By Mary Agnes Carey, CQ HealthBeat Associate Editor

July 24, 2007 – New Medicaid citizenship documentation requirements have caused a drop in Medicaid coverage nationwide for eligible individuals—including U.S. citizens—and have increased the program's administrative costs rather than saving money, according to two reports released Tuesday.

A report from the Government Accountability Office (GAO) found that 22 of 44 states surveyed reported a decline in Medicaid enrollment because of the requirements, and that a majority of those states attributed the lowered enrollment to delays in, or losses of, Medicaid coverage for individuals who appeared to be eligible citizens. Two major burdens of the new requirements are that the documents required must be originals and the list of acceptable documents is complex and does not allow for exceptions, states reported to GAO.

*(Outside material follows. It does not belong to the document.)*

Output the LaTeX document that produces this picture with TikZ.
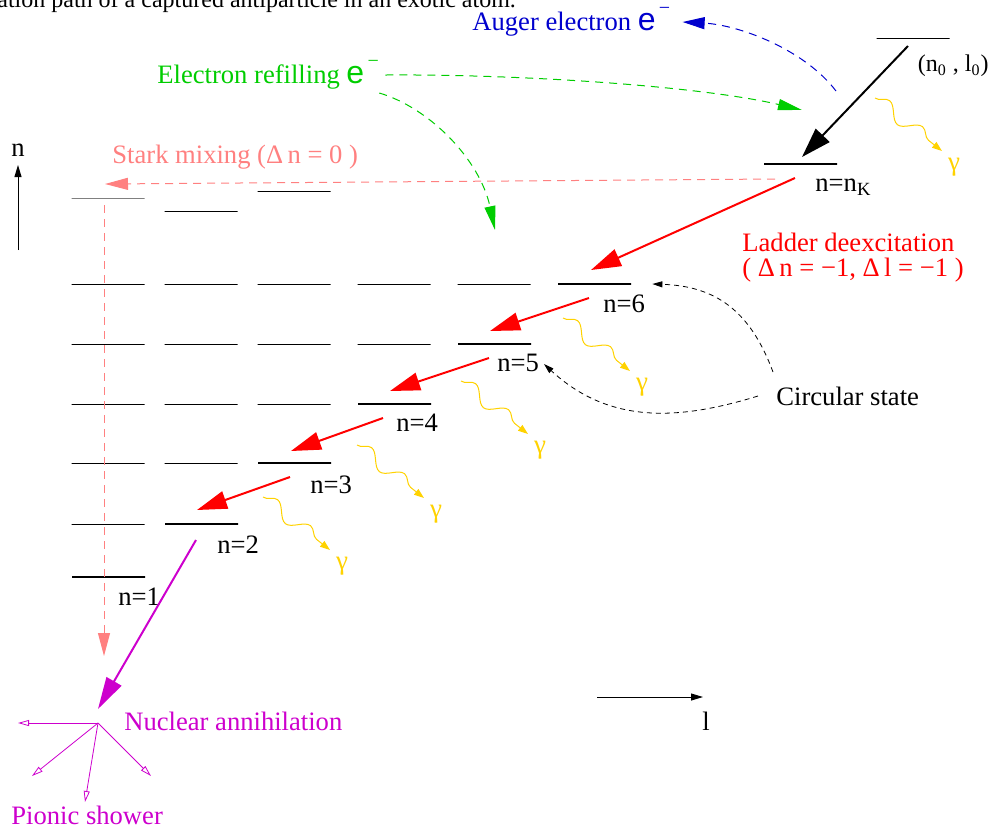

While the Centers for Medicare and Medicaid Services (CMS) has estimated the documentation requirements would result in savings of $50 million for the federal government and $40 million for states in fiscal year 2008 as a result of ineligible noncitizens being removed from the program, state responses to GAO indicated that those estimates may be overstated because they did not account for increases in administrative expenditures that states incurred. "The intended effect of the requirement—to prevent ineligible noncitizens from receiving Medicaid benefits—may be less prevalent than CMS expected," GAO said. Only one state reported potential savings as a result of individuals being denied, or their coverage terminated, who were determined ineligible because of their citizenship status, GAO found.

Provisions of a budget savings bill (PL 109-171) President Bush signed into law last year require Medicaid beneficiaries to produce documents such as a birth certificate or passport to prove they are U.S. citizens. Some lawmakers, consumer and patient groups have said the new requirements could cause millions of Medicaid beneficiaries to lose their eligibility because they will not be able to produce such documents.

In its response to the GAO report, CMS expressed concern that it overstated the significance of states' reports of the decline in enrollment because of the requirement and the challenges that states and individuals faced in complying with the new documentation requirements. CMS also expressed concern that states did not submit data to back up their survey responses.

A separate analysis released Tuesday by the majority staff of the House Committee on Oversight and Government Reform found that for six states, for every $100 spent by federal taxpayers to administer the documentation requirements, the federal government saved just 14 cents. For those six states, the federal government spent an additional $8.3 million to identify eight undocumented immigrants among approximately 3.6 million Medicaid enrollees, for a total federal savings of $11,048.

While the analysis may not be representative of all states' experience, "the lopsided ratio of high administrative costs to minimal savings reported by the states indicates that the documentation requirements are likely to cost federal taxpayers significantly more than they generate in savings," the staff report concluded.

Mary Kahn, a spokeswoman for CMS, said the agency had not yet reviewed the committee's findings but added that the agency is "absolutely committed to assuring access to Medicaid for all American citizens who are otherwise entitled" and will assist states with any technical difficulties they have in administering the new law.